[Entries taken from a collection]
---
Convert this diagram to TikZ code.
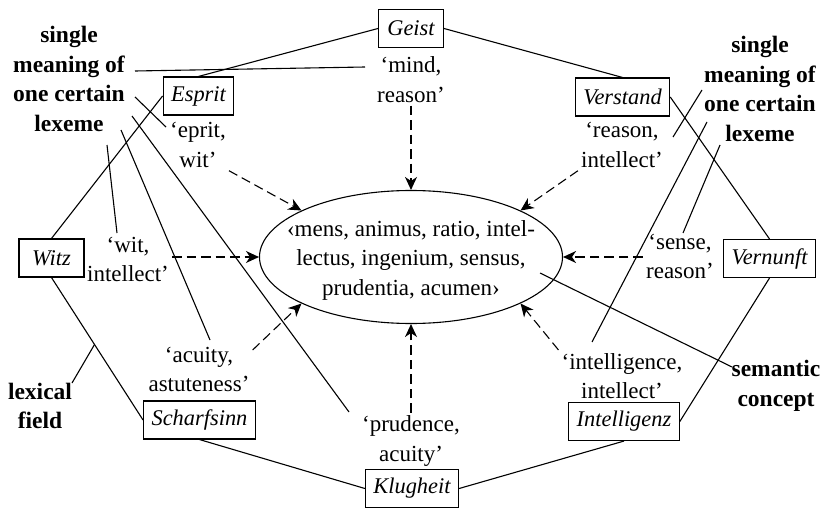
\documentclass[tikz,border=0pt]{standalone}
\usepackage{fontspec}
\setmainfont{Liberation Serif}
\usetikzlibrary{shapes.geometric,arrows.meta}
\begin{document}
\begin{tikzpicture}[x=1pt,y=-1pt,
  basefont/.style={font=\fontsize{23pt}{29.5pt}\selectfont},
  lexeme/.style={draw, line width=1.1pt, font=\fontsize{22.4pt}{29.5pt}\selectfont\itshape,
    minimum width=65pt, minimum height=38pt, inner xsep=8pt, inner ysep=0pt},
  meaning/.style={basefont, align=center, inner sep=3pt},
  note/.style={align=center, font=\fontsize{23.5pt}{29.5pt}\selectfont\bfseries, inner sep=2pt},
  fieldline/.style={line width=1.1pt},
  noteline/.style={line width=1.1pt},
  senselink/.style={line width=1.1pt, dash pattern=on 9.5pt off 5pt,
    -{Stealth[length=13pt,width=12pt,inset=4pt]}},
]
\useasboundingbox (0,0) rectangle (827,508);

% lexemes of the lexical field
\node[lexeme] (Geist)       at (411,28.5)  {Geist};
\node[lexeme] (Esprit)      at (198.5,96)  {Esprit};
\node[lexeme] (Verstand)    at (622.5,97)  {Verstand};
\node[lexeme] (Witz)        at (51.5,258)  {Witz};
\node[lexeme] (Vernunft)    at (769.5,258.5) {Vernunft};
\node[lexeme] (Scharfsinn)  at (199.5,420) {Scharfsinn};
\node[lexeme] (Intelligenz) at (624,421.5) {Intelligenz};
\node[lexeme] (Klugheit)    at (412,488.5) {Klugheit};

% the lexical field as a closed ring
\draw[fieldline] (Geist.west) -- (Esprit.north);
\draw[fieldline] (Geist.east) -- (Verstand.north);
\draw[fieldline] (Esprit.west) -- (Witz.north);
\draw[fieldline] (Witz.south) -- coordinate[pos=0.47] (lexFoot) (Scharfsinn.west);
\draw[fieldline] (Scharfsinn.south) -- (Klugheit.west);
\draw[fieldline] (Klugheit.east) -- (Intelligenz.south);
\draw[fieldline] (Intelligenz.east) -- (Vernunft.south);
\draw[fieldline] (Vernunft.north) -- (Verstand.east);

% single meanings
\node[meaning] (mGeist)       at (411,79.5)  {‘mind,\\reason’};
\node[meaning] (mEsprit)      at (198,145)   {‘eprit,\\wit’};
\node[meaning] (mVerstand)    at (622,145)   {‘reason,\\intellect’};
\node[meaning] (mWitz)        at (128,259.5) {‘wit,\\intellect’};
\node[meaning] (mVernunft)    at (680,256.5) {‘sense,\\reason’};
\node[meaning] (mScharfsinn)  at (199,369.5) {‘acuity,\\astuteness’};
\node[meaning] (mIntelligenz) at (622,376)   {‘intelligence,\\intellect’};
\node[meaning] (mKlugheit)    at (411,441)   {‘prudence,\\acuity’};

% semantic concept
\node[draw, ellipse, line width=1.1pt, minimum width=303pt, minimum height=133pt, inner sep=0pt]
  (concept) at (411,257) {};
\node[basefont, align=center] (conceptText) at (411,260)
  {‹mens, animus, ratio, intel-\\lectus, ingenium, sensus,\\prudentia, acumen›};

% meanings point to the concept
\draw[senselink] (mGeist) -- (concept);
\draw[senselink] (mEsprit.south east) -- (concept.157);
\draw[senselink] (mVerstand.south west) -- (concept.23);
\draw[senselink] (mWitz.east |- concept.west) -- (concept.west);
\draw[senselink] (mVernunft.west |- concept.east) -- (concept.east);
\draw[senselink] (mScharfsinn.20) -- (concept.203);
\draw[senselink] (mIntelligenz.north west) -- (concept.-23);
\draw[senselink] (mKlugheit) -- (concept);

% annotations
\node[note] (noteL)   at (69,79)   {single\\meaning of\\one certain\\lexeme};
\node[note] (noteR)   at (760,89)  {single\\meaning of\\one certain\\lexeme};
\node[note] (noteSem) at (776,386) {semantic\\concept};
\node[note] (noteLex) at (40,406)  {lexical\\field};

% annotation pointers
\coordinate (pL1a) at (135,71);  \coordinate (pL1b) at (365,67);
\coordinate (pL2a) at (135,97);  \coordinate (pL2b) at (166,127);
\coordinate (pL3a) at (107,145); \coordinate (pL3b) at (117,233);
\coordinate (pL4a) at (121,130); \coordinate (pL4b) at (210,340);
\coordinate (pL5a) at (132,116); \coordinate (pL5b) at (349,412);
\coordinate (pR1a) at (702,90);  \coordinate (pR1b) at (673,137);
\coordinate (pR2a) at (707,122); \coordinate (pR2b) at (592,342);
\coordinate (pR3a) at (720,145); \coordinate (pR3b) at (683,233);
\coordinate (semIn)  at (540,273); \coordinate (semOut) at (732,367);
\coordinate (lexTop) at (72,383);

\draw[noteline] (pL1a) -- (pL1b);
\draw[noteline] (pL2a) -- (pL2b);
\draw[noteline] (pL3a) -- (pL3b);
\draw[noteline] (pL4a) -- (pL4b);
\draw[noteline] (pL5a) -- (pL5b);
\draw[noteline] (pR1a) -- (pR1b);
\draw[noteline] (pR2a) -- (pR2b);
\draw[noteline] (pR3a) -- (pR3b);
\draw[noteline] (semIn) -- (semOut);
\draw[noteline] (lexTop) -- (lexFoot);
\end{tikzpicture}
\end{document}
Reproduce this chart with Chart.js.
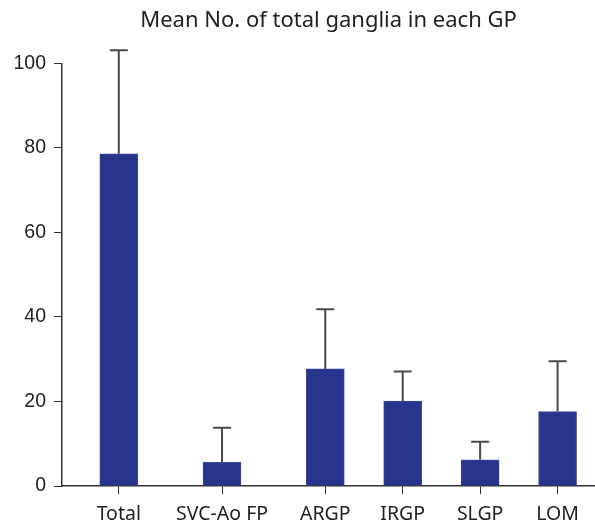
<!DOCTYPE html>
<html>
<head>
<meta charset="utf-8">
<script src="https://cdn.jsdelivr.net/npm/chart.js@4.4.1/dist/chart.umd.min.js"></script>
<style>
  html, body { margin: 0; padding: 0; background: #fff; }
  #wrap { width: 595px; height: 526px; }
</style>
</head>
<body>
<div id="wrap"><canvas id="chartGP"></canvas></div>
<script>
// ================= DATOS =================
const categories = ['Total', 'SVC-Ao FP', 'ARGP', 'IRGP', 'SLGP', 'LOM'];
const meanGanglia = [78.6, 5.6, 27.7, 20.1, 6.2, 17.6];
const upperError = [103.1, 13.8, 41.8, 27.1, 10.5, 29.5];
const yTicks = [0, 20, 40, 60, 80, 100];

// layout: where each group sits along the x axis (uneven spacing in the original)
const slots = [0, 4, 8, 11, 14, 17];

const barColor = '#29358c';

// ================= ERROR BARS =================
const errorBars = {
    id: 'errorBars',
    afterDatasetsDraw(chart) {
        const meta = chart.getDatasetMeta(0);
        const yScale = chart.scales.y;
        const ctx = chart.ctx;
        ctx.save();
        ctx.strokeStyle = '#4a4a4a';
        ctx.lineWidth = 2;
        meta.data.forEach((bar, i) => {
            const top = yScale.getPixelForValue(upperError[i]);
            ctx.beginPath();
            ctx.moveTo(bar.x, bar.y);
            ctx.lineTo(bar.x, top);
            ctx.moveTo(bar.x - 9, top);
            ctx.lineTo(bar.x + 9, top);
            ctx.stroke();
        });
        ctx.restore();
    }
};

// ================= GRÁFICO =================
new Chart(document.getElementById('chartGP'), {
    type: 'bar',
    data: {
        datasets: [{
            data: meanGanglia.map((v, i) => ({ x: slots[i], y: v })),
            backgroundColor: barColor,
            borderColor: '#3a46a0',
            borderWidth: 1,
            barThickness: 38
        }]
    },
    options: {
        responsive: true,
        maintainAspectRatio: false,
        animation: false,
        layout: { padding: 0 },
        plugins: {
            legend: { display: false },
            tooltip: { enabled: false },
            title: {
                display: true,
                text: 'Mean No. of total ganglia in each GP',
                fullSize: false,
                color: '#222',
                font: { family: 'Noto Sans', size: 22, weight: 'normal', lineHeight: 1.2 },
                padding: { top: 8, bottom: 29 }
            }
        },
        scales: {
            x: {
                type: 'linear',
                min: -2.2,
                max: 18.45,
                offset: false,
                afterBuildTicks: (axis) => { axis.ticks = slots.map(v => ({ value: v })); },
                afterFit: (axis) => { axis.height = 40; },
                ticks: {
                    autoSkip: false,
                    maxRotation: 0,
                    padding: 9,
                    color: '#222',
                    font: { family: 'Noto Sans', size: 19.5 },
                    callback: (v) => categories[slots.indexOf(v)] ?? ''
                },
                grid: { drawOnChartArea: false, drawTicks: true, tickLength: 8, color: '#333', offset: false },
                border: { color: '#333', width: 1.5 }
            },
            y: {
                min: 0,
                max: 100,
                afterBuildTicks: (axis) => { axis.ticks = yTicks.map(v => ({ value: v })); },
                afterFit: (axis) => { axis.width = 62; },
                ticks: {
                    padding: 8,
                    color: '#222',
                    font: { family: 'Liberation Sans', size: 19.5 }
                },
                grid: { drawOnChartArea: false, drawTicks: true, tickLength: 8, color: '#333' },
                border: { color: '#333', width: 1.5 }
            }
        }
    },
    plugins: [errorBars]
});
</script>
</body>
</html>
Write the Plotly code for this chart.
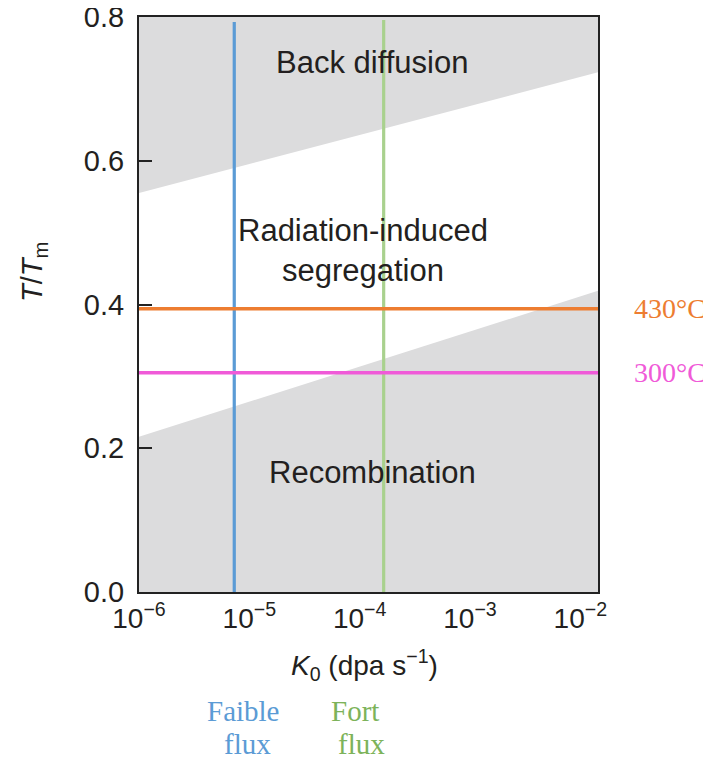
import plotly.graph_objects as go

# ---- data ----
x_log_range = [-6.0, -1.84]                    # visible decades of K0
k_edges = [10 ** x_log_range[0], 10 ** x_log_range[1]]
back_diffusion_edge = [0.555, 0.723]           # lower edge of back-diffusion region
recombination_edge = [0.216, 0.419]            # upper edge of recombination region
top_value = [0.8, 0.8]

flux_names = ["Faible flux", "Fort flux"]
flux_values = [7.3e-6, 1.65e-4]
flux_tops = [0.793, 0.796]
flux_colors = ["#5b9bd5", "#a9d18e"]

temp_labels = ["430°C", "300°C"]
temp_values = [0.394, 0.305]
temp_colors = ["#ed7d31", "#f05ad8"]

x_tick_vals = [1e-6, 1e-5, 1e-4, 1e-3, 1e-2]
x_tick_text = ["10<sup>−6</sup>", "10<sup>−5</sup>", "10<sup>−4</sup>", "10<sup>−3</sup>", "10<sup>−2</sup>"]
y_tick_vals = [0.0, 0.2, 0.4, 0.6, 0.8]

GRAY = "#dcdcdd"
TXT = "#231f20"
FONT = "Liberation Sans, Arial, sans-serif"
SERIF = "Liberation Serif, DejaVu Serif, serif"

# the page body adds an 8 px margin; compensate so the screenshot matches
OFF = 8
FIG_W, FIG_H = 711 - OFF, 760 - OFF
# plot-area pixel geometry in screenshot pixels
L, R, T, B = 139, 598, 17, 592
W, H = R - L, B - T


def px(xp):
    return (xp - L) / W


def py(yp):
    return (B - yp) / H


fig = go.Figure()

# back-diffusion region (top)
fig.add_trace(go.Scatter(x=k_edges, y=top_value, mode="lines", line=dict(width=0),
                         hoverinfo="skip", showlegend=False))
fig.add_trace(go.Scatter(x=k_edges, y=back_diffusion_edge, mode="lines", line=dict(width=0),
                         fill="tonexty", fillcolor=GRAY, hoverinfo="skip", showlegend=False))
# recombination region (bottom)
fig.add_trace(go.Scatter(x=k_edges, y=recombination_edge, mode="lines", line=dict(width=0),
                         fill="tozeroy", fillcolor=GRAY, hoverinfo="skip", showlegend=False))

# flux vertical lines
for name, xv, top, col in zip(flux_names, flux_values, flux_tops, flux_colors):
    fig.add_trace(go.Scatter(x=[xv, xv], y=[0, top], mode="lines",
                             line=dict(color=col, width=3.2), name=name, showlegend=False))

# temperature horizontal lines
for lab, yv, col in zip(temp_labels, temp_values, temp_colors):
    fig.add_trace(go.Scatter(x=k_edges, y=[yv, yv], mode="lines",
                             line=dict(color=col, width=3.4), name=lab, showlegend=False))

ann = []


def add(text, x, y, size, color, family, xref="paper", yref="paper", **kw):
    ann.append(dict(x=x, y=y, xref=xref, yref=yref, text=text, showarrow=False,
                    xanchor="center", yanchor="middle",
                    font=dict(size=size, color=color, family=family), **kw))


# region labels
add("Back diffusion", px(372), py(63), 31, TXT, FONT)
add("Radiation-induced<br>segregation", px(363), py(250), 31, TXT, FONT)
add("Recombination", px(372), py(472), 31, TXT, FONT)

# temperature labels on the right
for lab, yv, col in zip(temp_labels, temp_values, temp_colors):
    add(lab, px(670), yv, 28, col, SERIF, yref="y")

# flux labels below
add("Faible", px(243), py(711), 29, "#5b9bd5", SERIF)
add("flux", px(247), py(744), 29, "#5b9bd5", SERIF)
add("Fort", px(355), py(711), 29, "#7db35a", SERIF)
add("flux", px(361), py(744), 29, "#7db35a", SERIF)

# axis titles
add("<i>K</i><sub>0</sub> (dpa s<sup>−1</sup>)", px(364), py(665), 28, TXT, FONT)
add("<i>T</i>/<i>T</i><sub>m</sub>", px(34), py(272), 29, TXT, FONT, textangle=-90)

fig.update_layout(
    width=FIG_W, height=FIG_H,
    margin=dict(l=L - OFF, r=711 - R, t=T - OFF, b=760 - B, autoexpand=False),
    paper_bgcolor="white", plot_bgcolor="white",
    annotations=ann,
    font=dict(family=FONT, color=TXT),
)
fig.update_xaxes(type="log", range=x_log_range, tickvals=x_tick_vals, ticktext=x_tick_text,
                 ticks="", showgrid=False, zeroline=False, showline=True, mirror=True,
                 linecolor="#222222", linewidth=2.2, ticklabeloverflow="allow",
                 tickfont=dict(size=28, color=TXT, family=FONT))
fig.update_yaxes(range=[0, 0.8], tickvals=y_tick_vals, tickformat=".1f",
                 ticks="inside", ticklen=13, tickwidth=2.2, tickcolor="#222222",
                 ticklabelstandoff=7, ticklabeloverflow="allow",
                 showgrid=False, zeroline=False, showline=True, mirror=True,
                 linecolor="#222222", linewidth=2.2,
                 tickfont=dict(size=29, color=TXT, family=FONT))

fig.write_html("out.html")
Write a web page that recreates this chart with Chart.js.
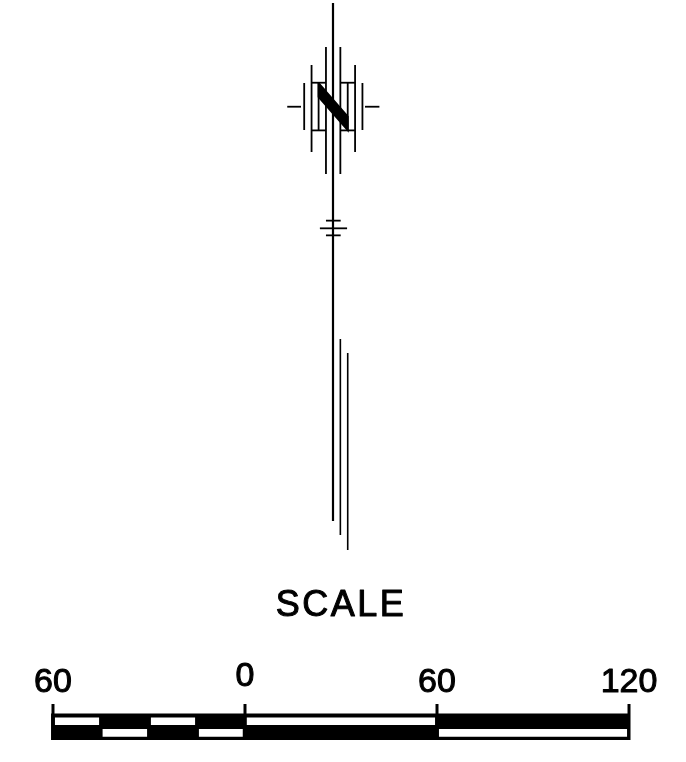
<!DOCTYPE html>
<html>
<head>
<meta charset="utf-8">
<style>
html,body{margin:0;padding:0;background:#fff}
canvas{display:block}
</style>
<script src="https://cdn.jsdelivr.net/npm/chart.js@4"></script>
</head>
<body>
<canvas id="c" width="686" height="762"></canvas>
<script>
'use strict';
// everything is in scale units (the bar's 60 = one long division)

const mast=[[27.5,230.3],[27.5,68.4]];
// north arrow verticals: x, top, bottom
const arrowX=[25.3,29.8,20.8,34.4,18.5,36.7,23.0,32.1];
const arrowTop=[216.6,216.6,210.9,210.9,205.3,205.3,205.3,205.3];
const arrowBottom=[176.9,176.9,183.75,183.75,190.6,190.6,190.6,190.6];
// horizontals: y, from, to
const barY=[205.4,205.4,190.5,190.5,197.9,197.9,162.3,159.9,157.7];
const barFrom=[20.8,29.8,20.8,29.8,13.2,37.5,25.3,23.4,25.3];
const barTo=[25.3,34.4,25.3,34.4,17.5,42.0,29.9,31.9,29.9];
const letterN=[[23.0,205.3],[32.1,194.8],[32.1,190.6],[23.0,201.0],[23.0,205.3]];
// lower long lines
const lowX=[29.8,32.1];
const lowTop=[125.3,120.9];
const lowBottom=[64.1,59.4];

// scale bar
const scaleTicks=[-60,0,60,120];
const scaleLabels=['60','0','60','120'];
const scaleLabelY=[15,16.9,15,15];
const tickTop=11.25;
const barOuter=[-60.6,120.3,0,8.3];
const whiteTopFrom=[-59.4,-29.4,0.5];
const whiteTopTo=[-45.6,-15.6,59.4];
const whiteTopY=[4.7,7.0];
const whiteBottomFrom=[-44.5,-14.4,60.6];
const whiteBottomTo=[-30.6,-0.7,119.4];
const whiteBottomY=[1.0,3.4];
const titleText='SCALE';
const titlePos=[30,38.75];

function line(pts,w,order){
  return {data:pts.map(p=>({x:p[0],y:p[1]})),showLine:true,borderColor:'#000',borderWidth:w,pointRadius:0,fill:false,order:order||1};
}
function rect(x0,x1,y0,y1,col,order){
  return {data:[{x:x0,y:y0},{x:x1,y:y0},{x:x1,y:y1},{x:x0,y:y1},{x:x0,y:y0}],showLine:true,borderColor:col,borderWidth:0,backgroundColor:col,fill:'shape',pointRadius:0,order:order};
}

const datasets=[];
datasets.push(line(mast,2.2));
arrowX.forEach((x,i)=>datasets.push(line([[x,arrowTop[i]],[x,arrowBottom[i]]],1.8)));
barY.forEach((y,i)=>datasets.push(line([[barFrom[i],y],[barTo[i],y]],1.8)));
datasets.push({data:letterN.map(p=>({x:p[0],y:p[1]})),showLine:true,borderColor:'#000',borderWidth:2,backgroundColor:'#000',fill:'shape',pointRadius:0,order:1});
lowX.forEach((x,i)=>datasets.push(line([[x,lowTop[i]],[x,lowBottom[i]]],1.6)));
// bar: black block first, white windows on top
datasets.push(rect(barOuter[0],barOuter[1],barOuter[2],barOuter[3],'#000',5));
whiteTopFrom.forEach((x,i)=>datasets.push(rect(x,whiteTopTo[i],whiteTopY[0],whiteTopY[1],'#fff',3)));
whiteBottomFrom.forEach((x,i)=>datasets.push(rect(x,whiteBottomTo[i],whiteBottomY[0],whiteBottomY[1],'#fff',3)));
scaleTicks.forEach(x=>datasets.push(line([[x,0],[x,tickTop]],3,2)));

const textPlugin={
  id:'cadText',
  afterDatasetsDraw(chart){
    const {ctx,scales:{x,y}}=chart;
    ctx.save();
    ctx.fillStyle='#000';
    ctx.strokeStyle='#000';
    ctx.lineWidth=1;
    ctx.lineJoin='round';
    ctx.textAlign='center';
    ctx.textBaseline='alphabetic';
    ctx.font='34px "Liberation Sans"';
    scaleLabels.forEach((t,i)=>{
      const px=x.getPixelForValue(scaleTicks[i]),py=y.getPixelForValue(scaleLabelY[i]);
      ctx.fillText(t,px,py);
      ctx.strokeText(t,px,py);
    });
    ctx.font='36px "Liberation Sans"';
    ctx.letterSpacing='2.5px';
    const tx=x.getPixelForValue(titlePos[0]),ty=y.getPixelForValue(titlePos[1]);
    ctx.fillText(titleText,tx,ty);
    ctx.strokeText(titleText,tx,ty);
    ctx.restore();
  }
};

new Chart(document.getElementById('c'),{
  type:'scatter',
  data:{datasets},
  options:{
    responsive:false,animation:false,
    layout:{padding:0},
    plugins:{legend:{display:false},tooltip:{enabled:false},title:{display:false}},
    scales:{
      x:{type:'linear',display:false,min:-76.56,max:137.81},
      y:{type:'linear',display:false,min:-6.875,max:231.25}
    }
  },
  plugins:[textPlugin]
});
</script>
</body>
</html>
---
▸ **Written problem**
The lines from the top of the data above through the one holding "(0,0) rectangle (827,508);" are to be repeated exactly, and only those, with no pictures.

▸ **Finished answer**
Convert this diagram to TikZ code.
\documentclass[tikz,border=0pt]{standalone}
\usepackage{fontspec}
\setmainfont{Liberation Serif}
\usetikzlibrary{shapes.geometric,arrows.meta}
\begin{document}
\begin{tikzpicture}[x=1pt,y=-1pt,
  basefont/.style={font=\fontsize{23pt}{29.5pt}\selectfont},
  lexeme/.style={draw, line width=1.1pt, font=\fontsize{22.4pt}{29.5pt}\selectfont\itshape,
    minimum width=65pt, minimum height=38pt, inner xsep=8pt, inner ysep=0pt},
  meaning/.style={basefont, align=center, inner sep=3pt},
  note/.style={align=center, font=\fontsize{23.5pt}{29.5pt}\selectfont\bfseries, inner sep=2pt},
  fieldline/.style={line width=1.1pt},
  noteline/.style={line width=1.1pt},
  senselink/.style={line width=1.1pt, dash pattern=on 9.5pt off 5pt,
    -{Stealth[length=13pt,width=12pt,inset=4pt]}},
]
\useasboundingbox (0,0) rectangle (827,508);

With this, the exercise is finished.